- Given information -
※

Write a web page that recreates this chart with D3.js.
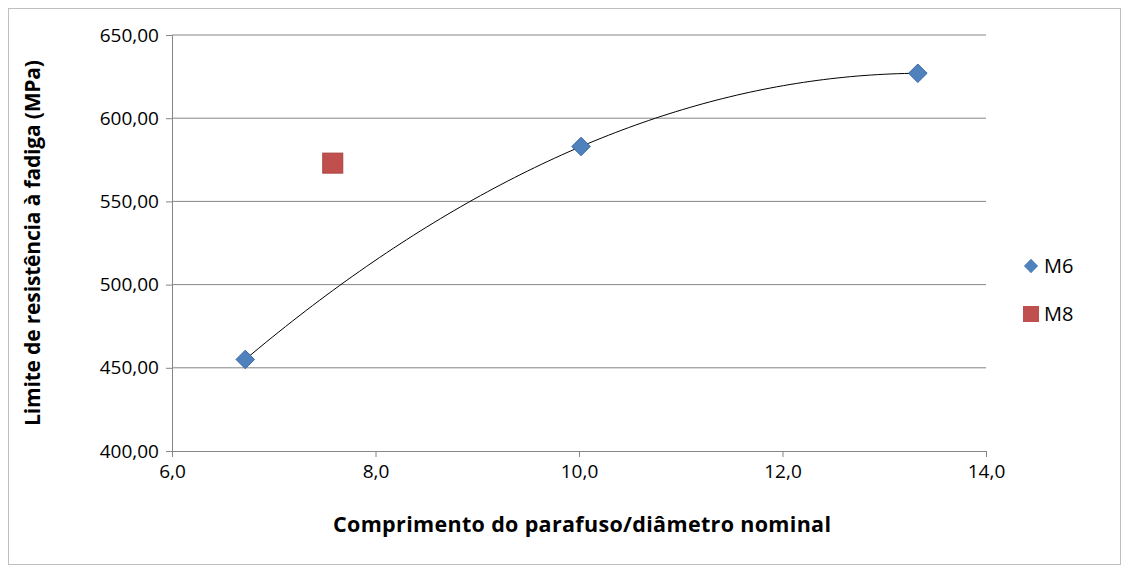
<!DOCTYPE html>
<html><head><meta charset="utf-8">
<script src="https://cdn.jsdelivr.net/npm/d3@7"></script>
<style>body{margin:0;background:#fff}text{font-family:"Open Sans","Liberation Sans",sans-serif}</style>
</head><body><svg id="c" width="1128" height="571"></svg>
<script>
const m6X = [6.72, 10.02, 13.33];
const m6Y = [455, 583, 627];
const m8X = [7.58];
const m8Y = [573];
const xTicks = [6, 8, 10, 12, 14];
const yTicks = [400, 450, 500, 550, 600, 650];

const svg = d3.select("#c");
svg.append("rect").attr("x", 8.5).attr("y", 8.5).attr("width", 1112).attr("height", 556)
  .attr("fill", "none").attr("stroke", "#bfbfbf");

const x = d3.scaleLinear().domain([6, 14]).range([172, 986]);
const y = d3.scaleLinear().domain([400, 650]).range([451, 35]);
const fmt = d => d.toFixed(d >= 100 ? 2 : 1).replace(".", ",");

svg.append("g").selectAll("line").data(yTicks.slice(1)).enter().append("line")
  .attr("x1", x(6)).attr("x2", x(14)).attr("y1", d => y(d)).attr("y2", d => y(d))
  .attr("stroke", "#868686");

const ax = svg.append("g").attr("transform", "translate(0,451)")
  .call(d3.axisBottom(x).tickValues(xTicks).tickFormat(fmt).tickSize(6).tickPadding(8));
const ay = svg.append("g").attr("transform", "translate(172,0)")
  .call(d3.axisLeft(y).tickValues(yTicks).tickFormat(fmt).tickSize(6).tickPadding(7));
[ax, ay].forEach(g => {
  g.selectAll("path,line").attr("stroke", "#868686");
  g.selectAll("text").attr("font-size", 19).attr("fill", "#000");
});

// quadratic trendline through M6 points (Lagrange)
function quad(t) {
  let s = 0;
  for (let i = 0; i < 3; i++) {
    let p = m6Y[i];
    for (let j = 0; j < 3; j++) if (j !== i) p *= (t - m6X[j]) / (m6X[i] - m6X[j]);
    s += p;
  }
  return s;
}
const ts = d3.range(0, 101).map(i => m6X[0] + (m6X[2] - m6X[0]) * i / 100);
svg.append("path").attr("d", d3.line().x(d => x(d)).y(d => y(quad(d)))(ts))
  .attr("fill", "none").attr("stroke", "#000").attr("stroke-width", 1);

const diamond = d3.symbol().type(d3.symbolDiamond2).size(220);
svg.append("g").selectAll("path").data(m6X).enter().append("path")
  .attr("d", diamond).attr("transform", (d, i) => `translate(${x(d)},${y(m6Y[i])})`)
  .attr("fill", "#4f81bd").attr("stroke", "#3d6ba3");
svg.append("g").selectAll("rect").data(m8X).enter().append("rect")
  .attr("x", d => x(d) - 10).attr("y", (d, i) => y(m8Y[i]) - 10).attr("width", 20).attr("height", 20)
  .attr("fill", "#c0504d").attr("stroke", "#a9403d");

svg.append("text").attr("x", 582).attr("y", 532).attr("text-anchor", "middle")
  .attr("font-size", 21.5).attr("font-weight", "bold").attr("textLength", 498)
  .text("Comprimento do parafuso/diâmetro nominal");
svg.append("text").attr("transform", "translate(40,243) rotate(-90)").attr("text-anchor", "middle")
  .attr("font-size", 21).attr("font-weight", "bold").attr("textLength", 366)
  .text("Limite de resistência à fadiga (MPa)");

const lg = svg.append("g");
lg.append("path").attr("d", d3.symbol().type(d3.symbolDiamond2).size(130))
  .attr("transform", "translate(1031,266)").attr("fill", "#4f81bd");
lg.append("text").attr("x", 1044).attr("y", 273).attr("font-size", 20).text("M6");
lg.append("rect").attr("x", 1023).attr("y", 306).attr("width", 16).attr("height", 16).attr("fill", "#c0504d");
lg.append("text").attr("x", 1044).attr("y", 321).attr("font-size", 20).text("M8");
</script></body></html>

※

- Problem to solve -
Each line above is to be copied verbatim. Drop any image from the copy.

- Exercise result -
Write a web page that recreates this chart with D3.js.
<!DOCTYPE html>
<html><head><meta charset="utf-8">
<script src="https://cdn.jsdelivr.net/npm/d3@7"></script>
<style>body{margin:0;background:#fff}text{font-family:"Open Sans","Liberation Sans",sans-serif}</style>
</head><body><svg id="c" width="1128" height="571"></svg>
<script>
const m6X = [6.72, 10.02, 13.33];
const m6Y = [455, 583, 627];
const m8X = [7.58];
const m8Y = [573];
const xTicks = [6, 8, 10, 12, 14];
const yTicks = [400, 450, 500, 550, 600, 650];

const svg = d3.select("#c");
svg.append("rect").attr("x", 8.5).attr("y", 8.5).attr("width", 1112).attr("height", 556)
  .attr("fill", "none").attr("stroke", "#bfbfbf");

const x = d3.scaleLinear().domain([6, 14]).range([172, 986]);
const y = d3.scaleLinear().domain([400, 650]).range([451, 35]);
const fmt = d => d.toFixed(d >= 100 ? 2 : 1).replace(".", ",");

svg.append("g").selectAll("line").data(yTicks.slice(1)).enter().append("line")
  .attr("x1", x(6)).attr("x2", x(14)).attr("y1", d => y(d)).attr("y2", d => y(d))
  .attr("stroke", "#868686");

const ax = svg.append("g").attr("transform", "translate(0,451)")
  .call(d3.axisBottom(x).tickValues(xTicks).tickFormat(fmt).tickSize(6).tickPadding(8));
const ay = svg.append("g").attr("transform", "translate(172,0)")
  .call(d3.axisLeft(y).tickValues(yTicks).tickFormat(fmt).tickSize(6).tickPadding(7));
[ax, ay].forEach(g => {
  g.selectAll("path,line").attr("stroke", "#868686");
  g.selectAll("text").attr("font-size", 19).attr("fill", "#000");
});

// quadratic trendline through M6 points (Lagrange)
function quad(t) {
  let s = 0;
  for (let i = 0; i < 3; i++) {
    let p = m6Y[i];
    for (let j = 0; j < 3; j++) if (j !== i) p *= (t - m6X[j]) / (m6X[i] - m6X[j]);
    s += p;
  }
  return s;
}
const ts = d3.range(0, 101).map(i => m6X[0] + (m6X[2] - m6X[0]) * i / 100);
svg.append("path").attr("d", d3.line().x(d => x(d)).y(d => y(quad(d)))(ts))
  .attr("fill", "none").attr("stroke", "#000").attr("stroke-width", 1);

const diamond = d3.symbol().type(d3.symbolDiamond2).size(220);
svg.append("g").selectAll("path").data(m6X).enter().append("path")
  .attr("d", diamond).attr("transform", (d, i) => `translate(${x(d)},${y(m6Y[i])})`)
  .attr("fill", "#4f81bd").attr("stroke", "#3d6ba3");
svg.append("g").selectAll("rect").data(m8X).enter().append("rect")
  .attr("x", d => x(d) - 10).attr("y", (d, i) => y(m8Y[i]) - 10).attr("width", 20).attr("height", 20)
  .attr("fill", "#c0504d").attr("stroke", "#a9403d");

svg.append("text").attr("x", 582).attr("y", 532).attr("text-anchor", "middle")
  .attr("font-size", 21.5).attr("font-weight", "bold").attr("textLength", 498)
  .text("Comprimento do parafuso/diâmetro nominal");
svg.append("text").attr("transform", "translate(40,243) rotate(-90)").attr("text-anchor", "middle")
  .attr("font-size", 21).attr("font-weight", "bold").attr("textLength", 366)
  .text("Limite de resistência à fadiga (MPa)");

const lg = svg.append("g");
lg.append("path").attr("d", d3.symbol().type(d3.symbolDiamond2).size(130))
  .attr("transform", "translate(1031,266)").attr("fill", "#4f81bd");
lg.append("text").attr("x", 1044).attr("y", 273).attr("font-size", 20).text("M6");
lg.append("rect").attr("x", 1023).attr("y", 306).attr("width", 16).attr("height", 16).attr("fill", "#c0504d");
lg.append("text").attr("x", 1044).attr("y", 321).attr("font-size", 20).text("M8");
</script></body></html>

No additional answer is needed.